AfW appelliert an Politik
Mit dem nun vorliegenden Gutachten von Hans-Peter Schwintowski sieht sich der Vermittlerverband in seinem Kampf gegen ein mögliches Provisionsverbot bestätigt. Norman Wirth, geschäftsführende Vorstand des AfW, erwartet jetzt „eindeutige Unterstützung auch der deutschen Bundesregierung bei diesem Thema“. Und weiter: „Zustimmung zu einem erwiesen rechtswidrigen Vorschlag der EU-Kommission kann es durch Deutschland nicht geben“, so Wirth.
In seinem Gutachten kommt Rechtswissenschaftler Schwintowski zu dem Schluss, dass Versicherungsmakler im Falle eines Provisionsverbots im Wettbewerb gegenüber gebundenen Vertretern „massiv benachteiligt und diskriminiert“ würden. Makler seien gegenüber gebundenen Vertretern „praktisch nicht mehr wettbewerbsfähig“, wie es im Gutachten heißt. Dies verstoße gegen europäisches Recht. Weiter erklärt Schwintowski, dass Makler „als wesentlicher Treiber eines Wettbewerbs um die besten Produkte wegfallen“. Es gäbe dann nur noch die gebundenen Vertreter, „die ihrerseits diesen Wettbewerb gegenseitig nicht realisieren können, da sie an einen bestimmten Anbieter gebunden sind“.
„Es wird empfohlen, die Regelung ersatzlos zu streichen“
Verbraucher würden folglich ausgerechnet diejenigen Vermittler verlieren, „die im Interesse der Kunden für einen umfassenden Marktüberblick und einen Vergleich der Produkte so sorgen, dass die jeweils qualitativ besten Produkte den Kunden empfohlen werden“. Die Funktionsfähigkeit des Wettbewerbs um Versicherungsanlageprodukte sei daher im Interesse der Kunden nur dann gewährleistet, „wenn Makler bei ihrer Honorierung gegenüber gebundenen Vertretern nicht benachteiligt und diskriminiert werden“. Aus diesen Gründen sei Artikel 30 Absatz 5b mit dem europäischen Recht „nicht zu vereinbaren und folglich ungültig. Es wird empfohlen, die Regelung ersatzlos zu streichen“, so Schwintowski weiter.
Die Europarechtswidrigkeit der geplanten Regelung ergibt sich laut dem Gutachten unter anderem aus einer Verletzung des Kohärenzprinzips (Artikel 7 AEUV), des Prinzips der begrenzten Einzelermächtigung, des Subsidiaritätsprinzips sowie des Grundsatzes der Verhältnismäßigkeit (Artikel 5 des Vertrags über die Europäische Union – EUV).

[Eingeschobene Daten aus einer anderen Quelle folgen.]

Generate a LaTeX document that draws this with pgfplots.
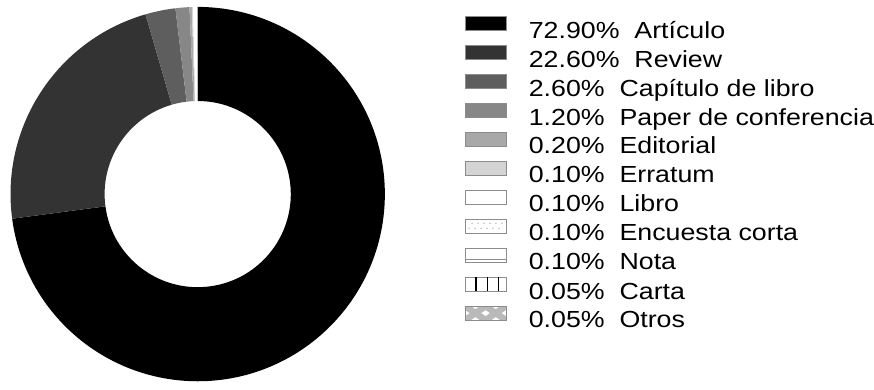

Ferner sei der Grundsatz der loyalen Zusammenarbeit (Artikel 4 Absatz 3 EUV) verletzt, ebenso wie der Grundsatz einer offenen Marktwirtschaft mit freiem Wettbewerb (Artikel 119, 120 AEUV). Darüber hinaus sind laut Gutachten die wirtschaftliche Freiheit (Artikel 15/16 der Charta der Grundrechte der europäischen Union – EU-GRCh) und der Gleichheitssatz (Artikel 20 EU-GRCh) verletzt.